Shadows 10:0 Drink Team

Mając w pamięci ostatnie dobre występy Drink Team i ich czwartą lokatę w tabeli wierzyliśmy, że mecz  z Shadows ma prawo być cichym hitem. Okazało się jednak, że drużyna Patryka Żubki prezentowała w niedzielę futbol z innej galaktyki. Czuliśmy się, jakbyśmy cofnęli się w czasie o kilka miesięcy, kiedy to Shadows zmiatali wszystko co stanęło na ich drodze notując serię kilku zwycięstw z rzędu w jesiennej edycji II ligi. W niedzielę człowiekiem kluczowym w układance Żubki był zdecydowanie Maciej Beliński. Znany i szanowany zawodnik aż pięć razy wpisywał się na listę strzelców, a 3 asysty to tylko kolejny dowód na to, że mówimy o piłkarzu kompletnym. Jak na warunki PLA Siernieczek, jest to zdecydowanie facet, którego chciała by mieć w drużynie każda ekipa w naszych strukturach.
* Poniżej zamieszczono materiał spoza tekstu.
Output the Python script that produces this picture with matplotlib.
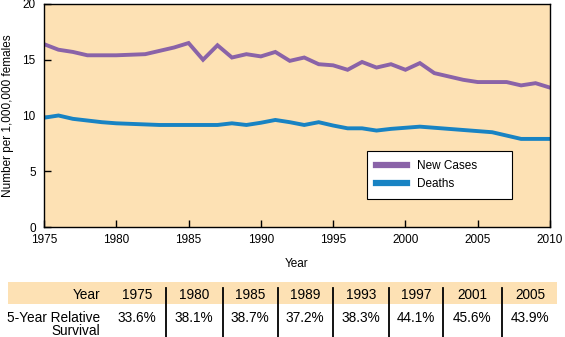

W sukurs swojemu liderowi poszli Mateusz Krajewski i Patryk Prussak (obaj strzelili po 2 gole), a dzieła (auto)zniszczenia dokonał samobójczym trafieniem Adam Kasiorek.

Lux 3:3 Corinthians II

Do czwartej kolejki wierzyliśmy, że w Luxie wszystko jest jeszcze w stanie się zmienić i powrót na właściwe tory jest jak najbardziej możliwy. Teraz już wiemy, że kryzys jaki toczy ten zespół jest wielowymiarowy, a recepty na wyjście z tego dołka jeszcze nikt nie wymyślił. Zaledwie remis z drużyną, która zamykała stawkę drugoligowców i która w Lidze Amatorskiej Jesień 2016 regularnie notowała porażki to ostateczne i dobitne potwierdzenie, że źle się dzieje w ekipie Jarosława Kamińskiego. Oczywiście duży szacunek dla Corinthians II za walkę i cenny remis pozwalający wyrwać im się z dna tabeli. Ich postawa ulega poprawie, czego nie można powiedzieć o wicemistrzach z ubiegłego sezonu. Cztery mecze, cztery punkty, cztery tysiące powodów do zmartwień…

Towell.pl 6:5 Educarium

Co za sezon dla Sławomira Rucińskiego (na zdjęciu)! Kapitan Towell.pl ma prawo chodzić po ulicach dumny niczym paw, gdyż jego zespół jest absolutną rewelacja tego sezonu w II lidze futsalu 2016/17. Minimalne zwycięstwa, wyszarpane z paszczy lwa, stają się pomału znakiem rozpoznawczym tego zespołu. Napędzani przez genialnego Marcina Czerwińskiego są oni w stanie uprzykrzyć życie każdemu przeciwnikowi. Kolejny dowód swoich nieprzeciętnych umiejętności dał właśnie w kończącym czwartą serię gier starciu z Educarium. Cztery gole, 1 asysta, tytuł najlepszego rozgrywającego i pełna dominacja na parkiecie hali przy ulicy Cichej. Niepokonany Towell.pl brnie od tryumfu do tryumfu, po drugiej stronie barykady Educarium, które mimo dobrej gry, nikłych porażek i niezłego wrażenia artystycznego tuła się w ogonie.